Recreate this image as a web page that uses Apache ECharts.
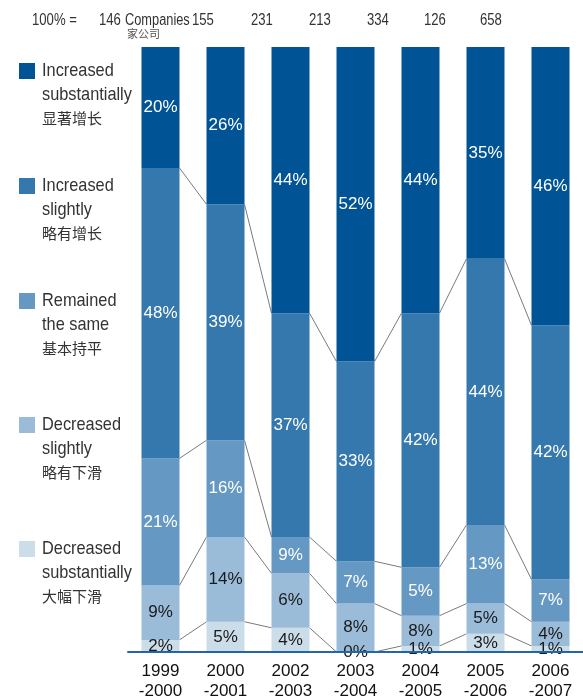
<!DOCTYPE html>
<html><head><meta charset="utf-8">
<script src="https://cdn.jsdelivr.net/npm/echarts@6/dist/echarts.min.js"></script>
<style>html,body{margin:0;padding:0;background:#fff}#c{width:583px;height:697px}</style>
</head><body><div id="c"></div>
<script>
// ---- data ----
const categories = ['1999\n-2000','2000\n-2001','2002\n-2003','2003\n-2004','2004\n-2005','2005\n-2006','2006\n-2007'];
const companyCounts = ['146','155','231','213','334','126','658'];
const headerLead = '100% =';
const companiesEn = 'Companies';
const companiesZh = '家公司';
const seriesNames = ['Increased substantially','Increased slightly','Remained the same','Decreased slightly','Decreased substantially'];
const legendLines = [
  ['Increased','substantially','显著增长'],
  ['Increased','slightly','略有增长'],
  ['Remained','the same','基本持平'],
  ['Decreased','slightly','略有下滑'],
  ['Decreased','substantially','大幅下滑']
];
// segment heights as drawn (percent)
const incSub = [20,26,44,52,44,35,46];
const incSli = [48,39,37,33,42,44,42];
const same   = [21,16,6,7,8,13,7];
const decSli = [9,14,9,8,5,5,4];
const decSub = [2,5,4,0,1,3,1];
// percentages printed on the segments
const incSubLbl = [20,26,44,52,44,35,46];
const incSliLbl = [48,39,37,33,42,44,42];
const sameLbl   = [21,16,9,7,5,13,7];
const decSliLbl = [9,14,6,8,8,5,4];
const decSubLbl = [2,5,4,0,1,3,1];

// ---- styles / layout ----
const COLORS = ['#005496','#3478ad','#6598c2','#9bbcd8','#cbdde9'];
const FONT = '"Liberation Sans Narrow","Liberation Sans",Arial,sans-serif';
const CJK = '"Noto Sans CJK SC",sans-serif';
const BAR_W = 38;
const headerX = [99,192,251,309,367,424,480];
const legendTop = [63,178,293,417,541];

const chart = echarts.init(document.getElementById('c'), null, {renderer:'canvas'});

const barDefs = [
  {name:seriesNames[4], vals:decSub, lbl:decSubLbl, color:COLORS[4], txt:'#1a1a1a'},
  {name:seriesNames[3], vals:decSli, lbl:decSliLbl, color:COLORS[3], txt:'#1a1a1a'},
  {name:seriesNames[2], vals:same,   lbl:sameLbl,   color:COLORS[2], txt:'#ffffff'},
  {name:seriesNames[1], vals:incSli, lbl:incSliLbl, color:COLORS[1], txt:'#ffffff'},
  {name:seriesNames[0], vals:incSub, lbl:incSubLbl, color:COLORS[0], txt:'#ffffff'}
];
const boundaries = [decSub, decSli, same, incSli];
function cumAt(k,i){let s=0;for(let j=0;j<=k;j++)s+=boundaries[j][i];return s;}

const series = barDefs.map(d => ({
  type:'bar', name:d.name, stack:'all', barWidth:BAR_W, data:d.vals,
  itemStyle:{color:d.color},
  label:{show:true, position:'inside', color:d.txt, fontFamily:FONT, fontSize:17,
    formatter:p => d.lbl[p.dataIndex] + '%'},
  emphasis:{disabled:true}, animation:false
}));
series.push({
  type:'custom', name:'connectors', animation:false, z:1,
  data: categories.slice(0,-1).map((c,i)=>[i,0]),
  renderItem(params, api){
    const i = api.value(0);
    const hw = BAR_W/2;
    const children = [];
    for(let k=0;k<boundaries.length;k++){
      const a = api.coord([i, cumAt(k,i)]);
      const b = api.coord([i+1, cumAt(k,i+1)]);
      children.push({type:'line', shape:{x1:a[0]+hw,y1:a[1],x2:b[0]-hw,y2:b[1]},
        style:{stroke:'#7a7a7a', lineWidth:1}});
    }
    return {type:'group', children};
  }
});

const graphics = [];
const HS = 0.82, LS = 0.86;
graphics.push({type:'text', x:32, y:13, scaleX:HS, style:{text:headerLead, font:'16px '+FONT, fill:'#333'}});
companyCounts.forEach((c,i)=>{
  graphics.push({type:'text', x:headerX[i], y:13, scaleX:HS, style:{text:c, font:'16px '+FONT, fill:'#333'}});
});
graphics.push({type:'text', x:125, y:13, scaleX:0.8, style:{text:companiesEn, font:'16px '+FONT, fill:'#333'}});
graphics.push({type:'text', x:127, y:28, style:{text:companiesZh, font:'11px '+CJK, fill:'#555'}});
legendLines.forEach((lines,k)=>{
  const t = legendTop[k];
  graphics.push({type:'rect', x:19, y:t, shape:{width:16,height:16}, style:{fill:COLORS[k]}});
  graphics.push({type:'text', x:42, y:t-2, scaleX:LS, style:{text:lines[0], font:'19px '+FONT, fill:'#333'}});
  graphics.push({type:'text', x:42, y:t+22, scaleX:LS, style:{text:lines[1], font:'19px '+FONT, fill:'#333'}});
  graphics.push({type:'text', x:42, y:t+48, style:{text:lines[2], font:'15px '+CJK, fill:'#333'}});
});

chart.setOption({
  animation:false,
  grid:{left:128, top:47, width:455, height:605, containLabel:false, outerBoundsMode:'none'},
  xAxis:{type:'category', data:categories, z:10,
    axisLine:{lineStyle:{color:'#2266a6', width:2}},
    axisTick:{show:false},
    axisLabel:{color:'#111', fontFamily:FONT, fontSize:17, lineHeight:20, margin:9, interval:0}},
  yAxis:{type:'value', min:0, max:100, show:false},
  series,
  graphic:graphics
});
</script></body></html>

:::

_EXERCISE BRIEF_
Go from the first line of the listing to the line holding "const decSubLbl = [2,5,4,0,1,3,1];" and, please, transcribe those lines exactly, both included, with no pictures.

_FINISHED TASK_
Recreate this image as a web page that uses Apache ECharts.
<!DOCTYPE html>
<html><head><meta charset="utf-8">
<script src="https://cdn.jsdelivr.net/npm/echarts@6/dist/echarts.min.js"></script>
<style>html,body{margin:0;padding:0;background:#fff}#c{width:583px;height:697px}</style>
</head><body><div id="c"></div>
<script>
// ---- data ----
const categories = ['1999\n-2000','2000\n-2001','2002\n-2003','2003\n-2004','2004\n-2005','2005\n-2006','2006\n-2007'];
const companyCounts = ['146','155','231','213','334','126','658'];
const headerLead = '100% =';
const companiesEn = 'Companies';
const companiesZh = '家公司';
const seriesNames = ['Increased substantially','Increased slightly','Remained the same','Decreased slightly','Decreased substantially'];
const legendLines = [
  ['Increased','substantially','显著增长'],
  ['Increased','slightly','略有增长'],
  ['Remained','the same','基本持平'],
  ['Decreased','slightly','略有下滑'],
  ['Decreased','substantially','大幅下滑']
];
// segment heights as drawn (percent)
const incSub = [20,26,44,52,44,35,46];
const incSli = [48,39,37,33,42,44,42];
const same   = [21,16,6,7,8,13,7];
const decSli = [9,14,9,8,5,5,4];
const decSub = [2,5,4,0,1,3,1];
// percentages printed on the segments
const incSubLbl = [20,26,44,52,44,35,46];
const incSliLbl = [48,39,37,33,42,44,42];
const sameLbl   = [21,16,9,7,5,13,7];
const decSliLbl = [9,14,6,8,8,5,4];
const decSubLbl = [2,5,4,0,1,3,1];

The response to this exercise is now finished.